In Downtown Brooklyn, a difference of opinion on the BQX
Since its inception in February, Mayor Bill de Blasio’s proposed $2.5 billion Brooklyn Queens Connector (BQX) streetcar line has been a hot topic of discussion.
The trolley, which would run from Sunset Park to Astoria, Queens, has been praised by some as a necessary step towards serving transit-starved communities, but it has also been criticized by others who believe that the project is fueled by developers and is a waste of money.
The line’s proposed route would run from Sunset Park through Gowanus, Red Hook, Cobble Hill, Brooklyn Heights, Downtown Brooklyn, DUMBO, Vinegar Hill, the Navy Yard, Williamsburg and Greenpoint before entering Long Island City and Astoria.
Downtown Brooklyn is one of the neighborhoods along the streetcar’s proposed corridor where a difference of opinion exists between constituents.
For example, a collection of 14 Community Board 2 (CB2) businesses, advocacy organizations, higher education institutions, nonprofits and groups recently wrote a letter to CB2’s members stating their support for the BQX.
“We are writing to express our strong support for the proposed Brooklyn Queens Connector streetcar,” the organizations wrote. “The BQX will connect NYCHA residents to growing job centers, college students to their campuses, waterfront residents to better transit and the sick and elderly to critical medical services.
“All while increasing foot traffic to the shops and stores along the route. And it will bring audiences from all over the city to our venues for performances, classes, film screenings and museum/gallery visits,” the letter said.
The groups that expressed their support for the BQX in the letter are: Agger Fish Corp, St. Ann’s Warehouse, Pensa, Downtown Brooklyn Partnership, Cadman Towers Inc., Flocabulary, United Photo Industries, Brooklyn Law School, Theatre for a New Audience, BRIC, Brooklyn Chamber of Commerce, DUMBO Improvement District, Gleason’s Gym and Brooklyn Education Innovation Network.
Alternatively, residents of the neighborhood gathered at Long Island University’s Brooklyn campus on Nov. 15 for a CB2 Transportation Committee Meeting to argue that the BQX is not desired, mentioning the enormous cost to taxpayers, the loss of parking spaces and the disruption of traffic.

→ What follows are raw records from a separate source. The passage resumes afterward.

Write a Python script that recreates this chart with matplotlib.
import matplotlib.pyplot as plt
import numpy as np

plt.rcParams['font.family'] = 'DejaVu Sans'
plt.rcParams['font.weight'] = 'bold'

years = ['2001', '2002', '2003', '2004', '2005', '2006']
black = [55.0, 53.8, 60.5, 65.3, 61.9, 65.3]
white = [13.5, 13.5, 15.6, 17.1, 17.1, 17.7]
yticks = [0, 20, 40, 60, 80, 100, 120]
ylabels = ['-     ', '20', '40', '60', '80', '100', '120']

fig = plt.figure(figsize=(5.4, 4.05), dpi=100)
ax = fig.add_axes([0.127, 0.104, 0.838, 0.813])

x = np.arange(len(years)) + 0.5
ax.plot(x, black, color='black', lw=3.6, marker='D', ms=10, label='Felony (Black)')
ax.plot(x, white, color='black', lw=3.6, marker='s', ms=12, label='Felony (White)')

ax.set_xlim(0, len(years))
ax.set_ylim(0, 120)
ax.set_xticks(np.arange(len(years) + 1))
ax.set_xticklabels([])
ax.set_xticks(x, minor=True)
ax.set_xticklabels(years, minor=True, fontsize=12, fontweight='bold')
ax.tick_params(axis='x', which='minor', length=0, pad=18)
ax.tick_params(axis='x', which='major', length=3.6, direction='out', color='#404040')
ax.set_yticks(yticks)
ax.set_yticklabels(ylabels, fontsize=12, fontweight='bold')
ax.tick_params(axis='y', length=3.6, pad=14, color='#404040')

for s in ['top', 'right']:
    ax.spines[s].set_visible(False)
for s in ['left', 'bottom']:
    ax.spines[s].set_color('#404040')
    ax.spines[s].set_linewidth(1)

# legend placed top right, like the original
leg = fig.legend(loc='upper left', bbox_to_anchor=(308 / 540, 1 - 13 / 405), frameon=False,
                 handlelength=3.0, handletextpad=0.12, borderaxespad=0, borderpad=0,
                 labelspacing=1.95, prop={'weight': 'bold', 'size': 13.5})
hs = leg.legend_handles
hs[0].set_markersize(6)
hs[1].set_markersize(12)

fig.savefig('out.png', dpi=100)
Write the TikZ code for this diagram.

Although no route through Downtown Brooklyn has officially been chosen yet, four possible paths were suggested at the November meeting. The BQX could run down Adams Street/Boerum Place, Joralemon Street, Court Street or Atlantic Avenue.
“When you’re getting the subway connections, you’re moving away from the waterfront,” CB2 Transportation Committee member John Quint told Gothamist at the meeting. “Aren’t you losing the whole concept which was to serve the underserved community?”
“We’re trying to connect to places that are already congested,” CB2 member Doreen Gallo told Gothamist. “It sounds like it’s the developer saying, ‘We’ve got to connect DUMBO.'”
Residents also expressed their concern at the meeting that the BQX’s planned route could conflict with future plans to repair the Brooklyn-Queens Expressway’s derelict triple cantilever underneath the Brooklyn Heights Promenade.
“It’s still early,” CB2 District Manager Robert Perris told the Brooklyn Eagle on Wednesday. “The team is still working on figuring out a route and I think where that goes will very much affect people’s opinions, both potentially pro and con.
“We haven’t taken a formal position,” he continued. “We have some members who feel very strongly in opposition … For the most part, board members individually are still taking a wait-and-see approach to this because it’s still so conceptual at this point, so schematic.”